AAA continued to find new ways to sell art, however, branching out into Stonelain porcelain, fabric, and housewares such as ashtrays, playing cards, and lamp shades as vehicles for work in abstract and other modern styles. By the mid-1950s, Lewenthal was quoted as saying, "Today's artist is a designer, not an Ivory Tower tenant. His is a field of practical creativity and every American room can become a showcase for his genius.". Now, rather than bringing modern art to the masses, AAA was bringing mass consumer commodities into the world of art.

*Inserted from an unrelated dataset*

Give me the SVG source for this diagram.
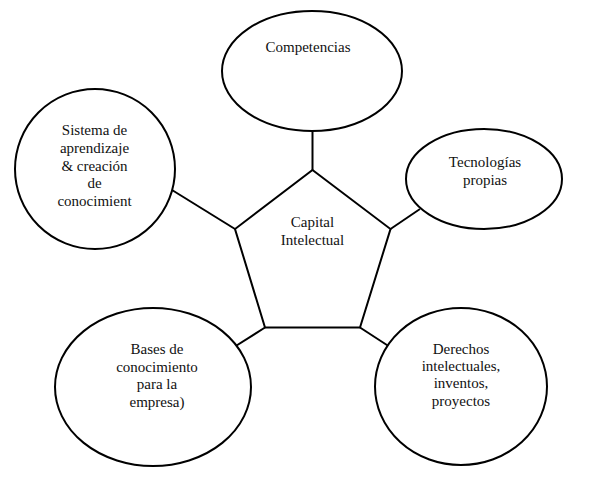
<svg xmlns="http://www.w3.org/2000/svg" width="603" height="490" viewBox="0 0 603 490">
<style>
.shape{fill:#fff;stroke:#000;stroke-width:2}
.conn{fill:none;stroke:#000;stroke-width:2}
.lbl{font-family:'Liberation Serif','Times New Roman','DejaVu Serif',serif;font-size:15px;fill:#111;text-anchor:middle}
</style>
<rect width="603" height="490" fill="#fff"/>
<g id="connectors">
<line class="conn" x1="312.5" y1="131" x2="312.5" y2="170"/>
<line class="conn" x1="172" y1="190" x2="235" y2="229"/>
<line class="conn" x1="390.5" y1="229" x2="420" y2="209"/>
<line class="conn" x1="265" y1="327.5" x2="235" y2="346.5"/>
<line class="conn" x1="360" y1="327.5" x2="391.5" y2="348"/>
</g>
<g id="capital">
<polygon class="shape" points="312.5,170 390.5,229 360,327.5 265,327.5 235,229"/>
<text class="lbl" font-family="Liberation Serif, serif" x="312.5" y="227">Capital</text>
<text class="lbl" font-family="Liberation Serif, serif" x="312.5" y="244.5">Intelectual</text>
</g>
<g id="competencias">
<ellipse class="shape" cx="312" cy="71" rx="90" ry="60"/>
<text class="lbl" font-family="Liberation Serif, serif" x="308" y="52">Competencias</text>
</g>
<g id="tecnologias">
<ellipse class="shape" cx="484" cy="179" rx="78" ry="50"/>
<text class="lbl" font-family="Liberation Serif, serif" x="485" y="167">Tecnologías</text>
<text class="lbl" font-family="Liberation Serif, serif" x="485" y="185">propias</text>
</g>
<g id="sistema">
<ellipse class="shape" cx="95" cy="169" rx="80" ry="80"/>
<text class="lbl" font-family="Liberation Serif, serif" x="94.5" y="135">Sistema de</text>
<text class="lbl" font-family="Liberation Serif, serif" x="94.5" y="153">aprendizaje</text>
<text class="lbl" font-family="Liberation Serif, serif" x="94.5" y="171">&amp; creación</text>
<text class="lbl" font-family="Liberation Serif, serif" x="94.5" y="188">de</text>
<text class="lbl" font-family="Liberation Serif, serif" x="94.5" y="206">conocimient</text>
</g>
<g id="bases">
<ellipse class="shape" cx="153" cy="387" rx="98" ry="79"/>
<text class="lbl" font-family="Liberation Serif, serif" x="157" y="354">Bases de</text>
<text class="lbl" font-family="Liberation Serif, serif" x="157" y="372">conocimiento</text>
<text class="lbl" font-family="Liberation Serif, serif" x="157" y="389">para la</text>
<text class="lbl" font-family="Liberation Serif, serif" x="157" y="407">empresa)</text>
</g>
<g id="derechos">
<ellipse class="shape" cx="461" cy="386.5" rx="86" ry="78.5"/>
<text class="lbl" font-family="Liberation Serif, serif" x="461" y="354">Derechos</text>
<text class="lbl" font-family="Liberation Serif, serif" x="461" y="371">intelectuales,</text>
<text class="lbl" font-family="Liberation Serif, serif" x="461" y="388">inventos,</text>
<text class="lbl" font-family="Liberation Serif, serif" x="461" y="406">proyectos</text>
</g>
</svg>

AAA was a victim of its own success in some ways. Having been so successful, it was adopted as a model by other companies that began to compete with AAA—marketing fabric, for example, as "etching by the yard" or commissioning artists to do designs for lines of china or wallpaper. Steubenville China marketed its "American Modern" line of place settings as "art translated into dinnerware." In 1958 Lewenthal took over management of Rust Craft Greeting Cards, handling all AAA's decorative arts lines, while Sylvan Cole took responsibility for the New York gallery and the fine art market.

In a strange reversal of its "market to the masses" philosophy, many early AAA prints which sold originally for $5 go to art collectors for thousands of dollars today.